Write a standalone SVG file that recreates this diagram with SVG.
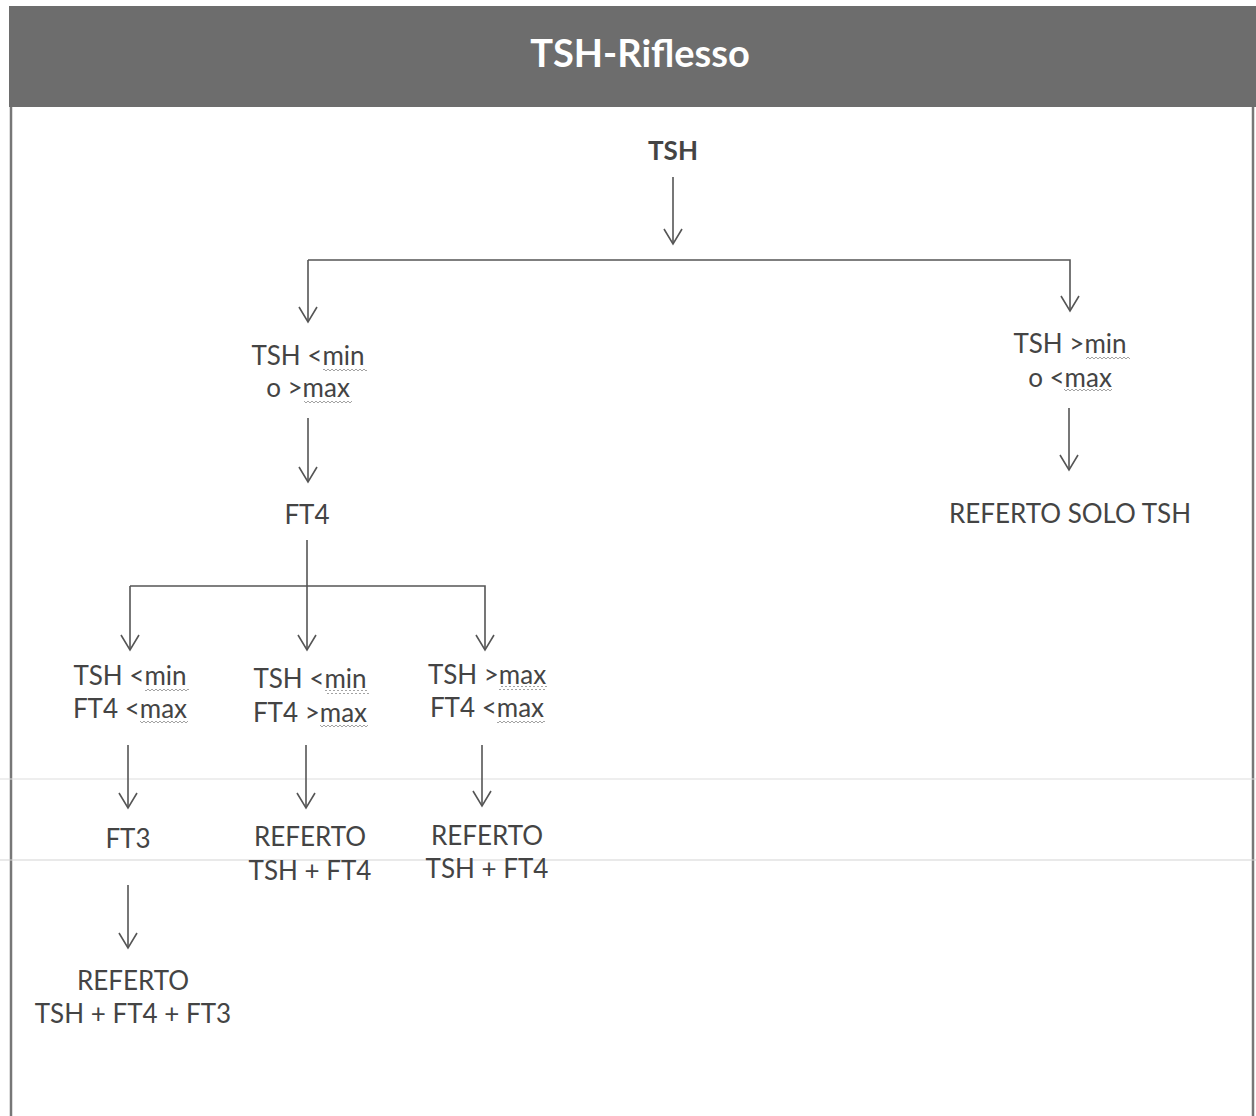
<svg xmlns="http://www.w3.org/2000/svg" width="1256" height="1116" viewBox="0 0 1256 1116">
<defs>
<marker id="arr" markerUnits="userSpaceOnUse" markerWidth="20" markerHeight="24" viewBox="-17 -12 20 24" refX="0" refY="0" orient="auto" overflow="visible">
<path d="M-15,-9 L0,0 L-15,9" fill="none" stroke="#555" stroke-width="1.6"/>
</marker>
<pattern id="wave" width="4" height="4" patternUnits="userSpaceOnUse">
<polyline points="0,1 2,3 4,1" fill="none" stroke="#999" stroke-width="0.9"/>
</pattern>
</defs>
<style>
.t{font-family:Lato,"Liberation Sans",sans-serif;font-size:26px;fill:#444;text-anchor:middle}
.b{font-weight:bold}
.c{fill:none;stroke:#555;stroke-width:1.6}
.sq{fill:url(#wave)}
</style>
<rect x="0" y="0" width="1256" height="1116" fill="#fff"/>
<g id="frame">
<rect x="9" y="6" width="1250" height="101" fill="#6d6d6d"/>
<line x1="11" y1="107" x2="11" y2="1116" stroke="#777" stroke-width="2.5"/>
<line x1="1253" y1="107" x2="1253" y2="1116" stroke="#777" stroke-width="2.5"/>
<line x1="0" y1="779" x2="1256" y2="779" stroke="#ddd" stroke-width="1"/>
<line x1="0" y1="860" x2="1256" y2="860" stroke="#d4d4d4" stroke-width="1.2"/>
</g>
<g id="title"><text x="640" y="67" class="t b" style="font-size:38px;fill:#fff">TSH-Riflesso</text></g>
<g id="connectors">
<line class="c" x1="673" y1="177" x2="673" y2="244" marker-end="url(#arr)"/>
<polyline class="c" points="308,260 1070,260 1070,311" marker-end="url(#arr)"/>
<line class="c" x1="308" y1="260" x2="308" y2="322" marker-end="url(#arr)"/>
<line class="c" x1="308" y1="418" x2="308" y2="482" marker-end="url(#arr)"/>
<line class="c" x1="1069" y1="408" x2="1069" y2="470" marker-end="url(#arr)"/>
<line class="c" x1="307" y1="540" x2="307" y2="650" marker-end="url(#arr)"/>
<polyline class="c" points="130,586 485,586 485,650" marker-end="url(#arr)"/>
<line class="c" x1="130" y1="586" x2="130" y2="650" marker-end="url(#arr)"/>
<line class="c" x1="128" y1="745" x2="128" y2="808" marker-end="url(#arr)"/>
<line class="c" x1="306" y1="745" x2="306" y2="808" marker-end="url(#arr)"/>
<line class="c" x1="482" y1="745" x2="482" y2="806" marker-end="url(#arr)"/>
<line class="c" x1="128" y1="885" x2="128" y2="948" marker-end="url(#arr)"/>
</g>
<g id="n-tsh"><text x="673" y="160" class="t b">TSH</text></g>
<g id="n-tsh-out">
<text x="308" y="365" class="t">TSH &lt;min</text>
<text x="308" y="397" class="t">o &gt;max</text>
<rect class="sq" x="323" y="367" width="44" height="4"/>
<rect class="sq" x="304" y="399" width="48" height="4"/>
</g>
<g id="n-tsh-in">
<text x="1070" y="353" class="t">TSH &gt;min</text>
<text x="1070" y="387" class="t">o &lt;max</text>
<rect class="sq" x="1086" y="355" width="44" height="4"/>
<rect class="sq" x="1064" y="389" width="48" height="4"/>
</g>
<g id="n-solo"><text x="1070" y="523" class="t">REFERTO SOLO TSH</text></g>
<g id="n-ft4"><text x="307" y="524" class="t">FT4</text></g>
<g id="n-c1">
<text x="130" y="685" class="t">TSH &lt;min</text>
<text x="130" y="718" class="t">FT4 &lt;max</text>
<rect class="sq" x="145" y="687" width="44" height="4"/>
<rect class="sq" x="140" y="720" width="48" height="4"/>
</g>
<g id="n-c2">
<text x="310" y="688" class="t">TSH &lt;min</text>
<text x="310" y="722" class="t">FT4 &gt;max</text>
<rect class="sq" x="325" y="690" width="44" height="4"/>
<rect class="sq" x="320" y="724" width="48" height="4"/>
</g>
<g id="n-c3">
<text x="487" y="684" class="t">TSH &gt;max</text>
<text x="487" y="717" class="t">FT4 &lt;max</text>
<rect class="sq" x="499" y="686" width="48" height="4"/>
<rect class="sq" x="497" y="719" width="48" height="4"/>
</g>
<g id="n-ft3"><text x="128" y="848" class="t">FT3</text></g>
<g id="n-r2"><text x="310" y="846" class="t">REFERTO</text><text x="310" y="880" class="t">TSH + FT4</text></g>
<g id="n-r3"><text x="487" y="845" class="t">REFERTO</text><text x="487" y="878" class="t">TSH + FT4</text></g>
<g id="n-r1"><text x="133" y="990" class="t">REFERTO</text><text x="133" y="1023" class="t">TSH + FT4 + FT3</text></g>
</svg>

-------------------------

Give the data above again in full and unchanged, skipping the pictures.

Write a standalone SVG file that recreates this diagram with SVG.
<svg xmlns="http://www.w3.org/2000/svg" width="1256" height="1116" viewBox="0 0 1256 1116">
<defs>
<marker id="arr" markerUnits="userSpaceOnUse" markerWidth="20" markerHeight="24" viewBox="-17 -12 20 24" refX="0" refY="0" orient="auto" overflow="visible">
<path d="M-15,-9 L0,0 L-15,9" fill="none" stroke="#555" stroke-width="1.6"/>
</marker>
<pattern id="wave" width="4" height="4" patternUnits="userSpaceOnUse">
<polyline points="0,1 2,3 4,1" fill="none" stroke="#999" stroke-width="0.9"/>
</pattern>
</defs>
<style>
.t{font-family:Lato,"Liberation Sans",sans-serif;font-size:26px;fill:#444;text-anchor:middle}
.b{font-weight:bold}
.c{fill:none;stroke:#555;stroke-width:1.6}
.sq{fill:url(#wave)}
</style>
<rect x="0" y="0" width="1256" height="1116" fill="#fff"/>
<g id="frame">
<rect x="9" y="6" width="1250" height="101" fill="#6d6d6d"/>
<line x1="11" y1="107" x2="11" y2="1116" stroke="#777" stroke-width="2.5"/>
<line x1="1253" y1="107" x2="1253" y2="1116" stroke="#777" stroke-width="2.5"/>
<line x1="0" y1="779" x2="1256" y2="779" stroke="#ddd" stroke-width="1"/>
<line x1="0" y1="860" x2="1256" y2="860" stroke="#d4d4d4" stroke-width="1.2"/>
</g>
<g id="title"><text x="640" y="67" class="t b" style="font-size:38px;fill:#fff">TSH-Riflesso</text></g>
<g id="connectors">
<line class="c" x1="673" y1="177" x2="673" y2="244" marker-end="url(#arr)"/>
<polyline class="c" points="308,260 1070,260 1070,311" marker-end="url(#arr)"/>
<line class="c" x1="308" y1="260" x2="308" y2="322" marker-end="url(#arr)"/>
<line class="c" x1="308" y1="418" x2="308" y2="482" marker-end="url(#arr)"/>
<line class="c" x1="1069" y1="408" x2="1069" y2="470" marker-end="url(#arr)"/>
<line class="c" x1="307" y1="540" x2="307" y2="650" marker-end="url(#arr)"/>
<polyline class="c" points="130,586 485,586 485,650" marker-end="url(#arr)"/>
<line class="c" x1="130" y1="586" x2="130" y2="650" marker-end="url(#arr)"/>
<line class="c" x1="128" y1="745" x2="128" y2="808" marker-end="url(#arr)"/>
<line class="c" x1="306" y1="745" x2="306" y2="808" marker-end="url(#arr)"/>
<line class="c" x1="482" y1="745" x2="482" y2="806" marker-end="url(#arr)"/>
<line class="c" x1="128" y1="885" x2="128" y2="948" marker-end="url(#arr)"/>
</g>
<g id="n-tsh"><text x="673" y="160" class="t b">TSH</text></g>
<g id="n-tsh-out">
<text x="308" y="365" class="t">TSH &lt;min</text>
<text x="308" y="397" class="t">o &gt;max</text>
<rect class="sq" x="323" y="367" width="44" height="4"/>
<rect class="sq" x="304" y="399" width="48" height="4"/>
</g>
<g id="n-tsh-in">
<text x="1070" y="353" class="t">TSH &gt;min</text>
<text x="1070" y="387" class="t">o &lt;max</text>
<rect class="sq" x="1086" y="355" width="44" height="4"/>
<rect class="sq" x="1064" y="389" width="48" height="4"/>
</g>
<g id="n-solo"><text x="1070" y="523" class="t">REFERTO SOLO TSH</text></g>
<g id="n-ft4"><text x="307" y="524" class="t">FT4</text></g>
<g id="n-c1">
<text x="130" y="685" class="t">TSH &lt;min</text>
<text x="130" y="718" class="t">FT4 &lt;max</text>
<rect class="sq" x="145" y="687" width="44" height="4"/>
<rect class="sq" x="140" y="720" width="48" height="4"/>
</g>
<g id="n-c2">
<text x="310" y="688" class="t">TSH &lt;min</text>
<text x="310" y="722" class="t">FT4 &gt;max</text>
<rect class="sq" x="325" y="690" width="44" height="4"/>
<rect class="sq" x="320" y="724" width="48" height="4"/>
</g>
<g id="n-c3">
<text x="487" y="684" class="t">TSH &gt;max</text>
<text x="487" y="717" class="t">FT4 &lt;max</text>
<rect class="sq" x="499" y="686" width="48" height="4"/>
<rect class="sq" x="497" y="719" width="48" height="4"/>
</g>
<g id="n-ft3"><text x="128" y="848" class="t">FT3</text></g>
<g id="n-r2"><text x="310" y="846" class="t">REFERTO</text><text x="310" y="880" class="t">TSH + FT4</text></g>
<g id="n-r3"><text x="487" y="845" class="t">REFERTO</text><text x="487" y="878" class="t">TSH + FT4</text></g>
<g id="n-r1"><text x="133" y="990" class="t">REFERTO</text><text x="133" y="1023" class="t">TSH + FT4 + FT3</text></g>
</svg>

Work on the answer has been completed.